There are of course online booksellers. Ziffit, for example. takes books. You can scan them in and may even make some money from Ziffit. Be aware they only want “good, readable condition” though. If they are annotated, damaged, missing a dust jacket, ex-rental or missing supplements, they get sent off for recycling. The same applies for webuybooks.
Recycle now says “Books cannot usually be recycled at kerbside along with other paper recycling because of the glue that’s used to bind them.”
So if charity shops don’t want them, Ziffit won’t take them and they can’t be recycled, what next?
I started to wonder if perhaps we should rethink what a book’s purpose is. We are long gone from the days in which only one manuscript was written – when books really were sacred.

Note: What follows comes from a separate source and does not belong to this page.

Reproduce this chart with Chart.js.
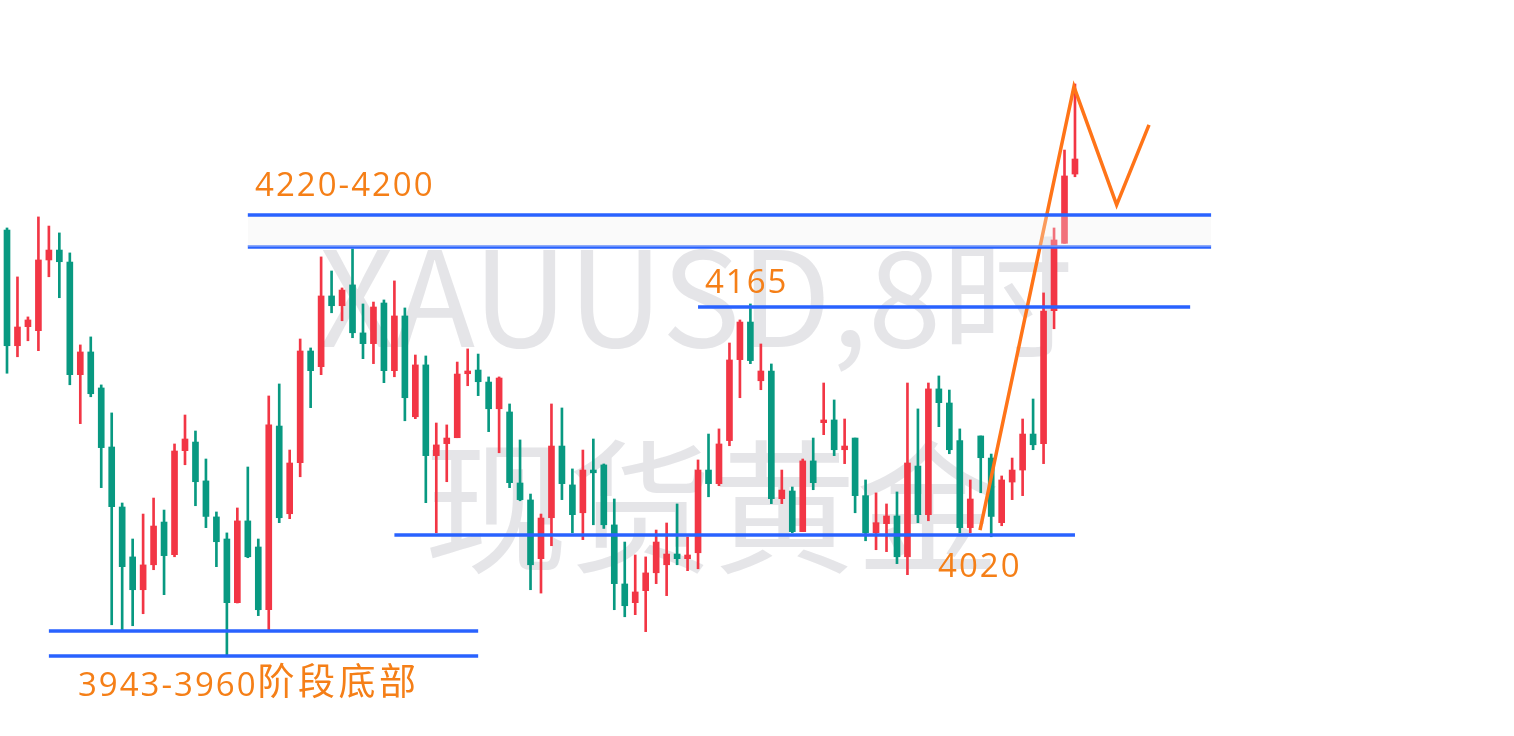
<!DOCTYPE html>
<html>
<head>
<meta charset="utf-8">
<script src="https://cdn.jsdelivr.net/npm/chart.js@4"></script>
<style>
  html, body { margin: 0; padding: 0; background: #ffffff; }
  #wrap { width: 1514px; height: 736px; position: relative; }
</style>
</head>
<body>
<div id="wrap"><canvas id="c"></canvas></div>
<script>
// ---- candle data (XAUUSD 8h), index = candle number ----
const candleOpen = [
  4210.6, 4138.3, 4150.2, 4147.7, 4191.9, 4198.1, 4190.6, 4120.2, 4134.4, 4111.9,
  4075.0, 4037.5, 4006.3, 3985.8, 4001.4, 4028.1, 4007.7, 4072.7, 4078.1, 4053.8,
  4031.3, 4017.5, 3977.7, 4028.8, 4012.5, 3973.3, 4088.1, 4033.3, 4065.2, 4135.0,
  4125.2, 4169.4, 4163.3, 4176.3, 4146.3, 4139.6, 4165.0, 4122.7, 4156.9, 4093.9,
  4126.3, 4069.6, 4077.1, 4080.8, 4120.8, 4123.1, 4115.6, 4098.9, 4096.9, 4052.5,
  4041.9, 4005.2, 4030.8, 4075.6, 4051.3, 4033.9, 4060.6, 4063.8, 4026.3, 3989.4,
  3977.7, 3985.2, 3996.4, 4001.4, 4008.1, 4005.2, 4008.9, 4060.6, 4052.1, 4079.0,
  4129.6, 4153.1, 4116.4, 4122.5, 4042.7, 4047.5, 4022.1, 4066.3, 4090.2, 4091.9,
  4073.3, 4080.6, 4044.6, 4021.4, 4027.1, 4031.9, 4006.4, 4063.1, 4032.7, 4111.3,
  4102.5, 4079.0, 4024.6, 4081.9, 4068.1, 4027.7, 4053.1, 4060.6, 4083.1, 4077.1,
  4160.2, 4202.3, 4245.6
];
const candleHigh = [
  4211.9, 4181.3, 4156.3, 4218.8, 4213.1, 4208.8, 4196.3, 4138.8, 4143.8, 4113.8,
  4096.3, 4040.0, 4017.5, 4033.1, 4043.1, 4035.6, 4076.9, 4095.0, 4085.0, 4067.5,
  4034.4, 4021.3, 4036.9, 4062.5, 4017.5, 4106.9, 4114.4, 4073.1, 4142.5, 4136.9,
  4193.8, 4185.0, 4174.4, 4198.8, 4164.4, 4165.6, 4166.9, 4178.8, 4161.9, 4132.5,
  4131.9, 4090.0, 4088.8, 4128.1, 4136.3, 4133.1, 4118.8, 4118.8, 4101.9, 4079.4,
  4045.6, 4033.1, 4101.9, 4099.4, 4061.3, 4073.1, 4080.0, 4064.4, 4042.5, 4015.6,
  4007.5, 4006.3, 4023.1, 4027.5, 4039.4, 4018.8, 4066.9, 4083.1, 4086.3, 4140.0,
  4154.4, 4164.4, 4139.4, 4126.9, 4060.6, 4050.0, 4067.5, 4080.6, 4115.0, 4104.4,
  4092.5, 4080.6, 4054.4, 4046.3, 4039.4, 4046.9, 4115.0, 4098.8, 4115.0, 4119.4,
  4110.6, 4086.3, 4054.4, 4081.9, 4070.6, 4056.9, 4068.1, 4092.5, 4105.0, 4171.3,
  4211.9, 4260.6, 4301.9
];
const candleLow = [
  4121.1, 4131.4, 4141.4, 4135.2, 4181.4, 4168.3, 4113.9, 4089.6, 4106.4, 4049.6,
  3963.9, 3960.6, 3963.3, 3970.8, 3998.3, 3982.7, 4006.4, 4063.9, 4038.3, 4024.6,
  4000.2, 3944.4, 3977.5, 4005.8, 3969.6, 3960.6, 4027.7, 4030.2, 4056.4, 4099.6,
  4120.2, 4158.9, 4153.9, 4143.3, 4130.2, 4127.1, 4115.2, 4118.9, 4091.4, 4092.7,
  4040.2, 4021.4, 4053.3, 4080.8, 4113.3, 4107.1, 4084.6, 4071.4, 4049.6, 4041.4,
  3985.8, 3983.7, 4013.3, 4042.1, 4021.4, 4017.1, 4026.4, 4024.1, 3973.3, 3968.9,
  3970.2, 3959.6, 3989.6, 3982.1, 4001.4, 3997.7, 3998.9, 4043.9, 4050.8, 4075.8,
  4105.8, 4127.1, 4110.8, 4039.6, 4039.6, 4021.4, 4022.1, 4048.3, 4082.7, 4069.6,
  4064.6, 4033.9, 4016.4, 4010.8, 4009.6, 4002.1, 3995.2, 4027.7, 4028.9, 4087.7,
  4070.8, 4021.4, 4021.4, 4046.4, 4018.9, 4025.8, 4042.1, 4044.6, 4073.3, 4064.6,
  4148.9, 4202.3, 4243.9
];
const candleClose = [
  4138.3, 4150.0, 4154.4, 4191.9, 4198.1, 4190.8, 4120.2, 4134.4, 4108.3, 4074.6,
  4037.7, 4000.2, 3985.8, 4001.3, 4025.6, 4007.1, 4072.5, 4080.0, 4053.3, 4031.6,
  4015.8, 3977.7, 4028.8, 4006.4, 3973.3, 4088.8, 4030.8, 4065.0, 4135.0, 4122.7,
  4169.4, 4163.3, 4173.1, 4146.4, 4139.6, 4162.5, 4122.7, 4156.9, 4105.8, 4126.3,
  4069.6, 4076.3, 4080.6, 4120.6, 4122.5, 4115.8, 4098.9, 4118.1, 4052.7, 4042.1,
  4001.4, 4030.6, 4075.6, 4052.1, 4032.7, 4060.6, 4058.9, 4026.4, 3989.6, 3975.8,
  3984.4, 3996.3, 4015.6, 4008.1, 4005.2, 4007.5, 4060.6, 4052.1, 4076.9, 4129.4,
  4153.1, 4129.0, 4122.5, 4042.7, 4048.1, 4022.1, 4066.3, 4052.7, 4091.9, 4073.3,
  4075.6, 4044.6, 4021.4, 4027.7, 4031.9, 4006.4, 4065.0, 4032.7, 4111.3, 4102.7,
  4073.3, 4024.6, 4042.5, 4068.3, 4031.6, 4054.4, 4060.6, 4083.1, 4076.4, 4160.0,
  4204.4, 4244.4, 4255.0
];

// ---- horizontal levels (price, start candle index, end candle index) ----
const levelPrice = [4220, 4200, 4162.5, 4020, 3960, 3944.4];
const levelStart = [23, 23, 66, 37, 4, 4];
const levelEnd   = [115, 115, 113, 102, 45, 45];

// ---- projected orange path ----
const pathX = [92.93, 101.9, 105.98, 109.07];
const pathY = [4023.1, 4300.2, 4226.3, 4276.3];

// ---- text labels ----
const labelText  = ['4220-4200', '4165', '4020', '3943-3960'];
const labelX     = [23.69, 66.66, 88.92, 6.78];
const labelY     = [4231.9, 4171.25, 3993.75, 3919.4];
const labelSuffix = ['', '', '', '阶段底部'];

const watermarkLines = ['XAUUSD,8时', '现货黄金'];

// ---- view range ----
const xMin = -0.6686, xMax = 143.93;
const yMin = 3894.375, yMax = 4354.375;

const UP = '#F23645', DOWN = '#089981', BLUE = '#2962FF', ORANGE = '#F57F17';

const bodies = candleOpen.map((o, i) => ({ x: i, y: [o, candleClose[i]] }));
const wicks = candleOpen.map((o, i) => ({ x: i, y: [candleLow[i], candleHigh[i]] }));
const colors = candleOpen.map((o, i) => candleClose[i] >= o ? UP : DOWN);

const lineSets = levelPrice.map((p, k) => ({
  type: 'line',
  data: [{ x: levelStart[k], y: p }, { x: levelEnd[k], y: p }],
  borderColor: BLUE,
  borderWidth: 3.5,
  pointRadius: 0,
  fill: k === 0 ? { target: '+1' } : false,
  backgroundColor: 'rgba(238,238,238,0.32)',
  order: 0
}));

const pathSet = {
  type: 'line',
  data: pathX.map((x, i) => ({ x, y: pathY[i] })),
  borderColor: '#FF7418',
  borderWidth: 3.5,
  pointRadius: 0,
  tension: 0,
  fill: false,
  borderJoinStyle: 'miter',
  order: 0
};

const watermarkPlugin = {
  id: 'watermark',
  beforeDatasetsDraw(chart) {
    const ctx = chart.ctx;
    ctx.save();
    ctx.fillStyle = 'rgba(170,170,178,0.30)';
    ctx.textAlign = 'center';
    ctx.textBaseline = 'alphabetic';
    ctx.font = '132px "Noto Sans CJK SC"';
    ctx.fillText(watermarkLines[0], 696, 347);
    ctx.font = '144px "Noto Sans CJK SC"';
    ctx.fillText(watermarkLines[1], 712, 562);
    ctx.restore();
  }
};

const labelPlugin = {
  id: 'labels',
  afterDatasetsDraw(chart) {
    const ctx = chart.ctx;
    const xs = chart.scales.x, ys = chart.scales.y;
    ctx.save();
    ctx.fillStyle = ORANGE;
    ctx.textAlign = 'left';
    ctx.textBaseline = 'alphabetic';
    labelText.forEach((t, i) => {
      const px = xs.getPixelForValue(labelX[i]);
      const py = ys.getPixelForValue(labelY[i]);
      ctx.font = '500 33px "Open Sans"';
      ctx.letterSpacing = '2px';
      ctx.fillText(t, px, py);
      if (labelSuffix[i]) {
        const w = ctx.measureText(t).width;
        ctx.font = '37px "Noto Sans CJK SC"';
        ctx.letterSpacing = '3.5px';
        ctx.fillText(labelSuffix[i], px + w, py - 1);
      }
    });
    ctx.restore();
  }
};

new Chart(document.getElementById('c'), {
  type: 'bar',
  data: {
    datasets: [
      ...lineSets,
      pathSet,
      {
        type: 'bar',
        data: bodies,
        backgroundColor: colors,
        borderWidth: 0,
        barThickness: 6,
        minBarLength: 2,
        grouped: false,
        order: 1
      },
      {
        type: 'bar',
        data: wicks,
        backgroundColor: colors,
        borderWidth: 0,
        barThickness: 2,
        grouped: false,
        order: 2
      }
    ]
  },
  options: {
    responsive: true,
    maintainAspectRatio: false,
    animation: false,
    layout: { padding: 0 },
    plugins: { legend: { display: false }, tooltip: { enabled: false } },
    scales: {
      x: { type: 'linear', display: false, min: xMin, max: xMax, offset: false, grid: { offset: false } },
      y: { type: 'linear', display: false, min: yMin, max: yMax, beginAtZero: false }
    }
  },
  plugins: [watermarkPlugin, labelPlugin]
});
</script>
</body>
</html>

If I took what I wrote above – about inspiration and challenging assumptions – I realised that we could keep the power of books alive by rethinking the way in which we used them.
Our bookcase idea was created by our kids because we have brought them up to read books. They were engaged and inspired by stories of secret bookcases and hidden dens. I had told them it wasn’t possible because we couldn’t cut up books, but now I realised that there was really no place for old books to go to die and perhaps they might actual fulfil their purpose by adorning our door in a more slimline form.
I won’t lie – it felt very wrong bringing the saw down.
We took the books that were damaged or that we believed would not sell and methodically cut them into two-third versions of their former selves. We glued them into position (for safety).
The only book we bought during the process was “The Secret Door”… we wanted something that might grab a child’s attention and this was the perfect clue.
In place, the bookshelf looks amazing. But what is even better is the reaction we have had from young people. Their eyes light up with magic when they discover the secret.
When they go inside, they find books on adventuring and stories of the world, activity books and tales of how we can help the planet. They curl up and dive right into them. Our literary door has set the tone to a weekend of escapism, inspiration and creativity.
And isn’t that what books are all about?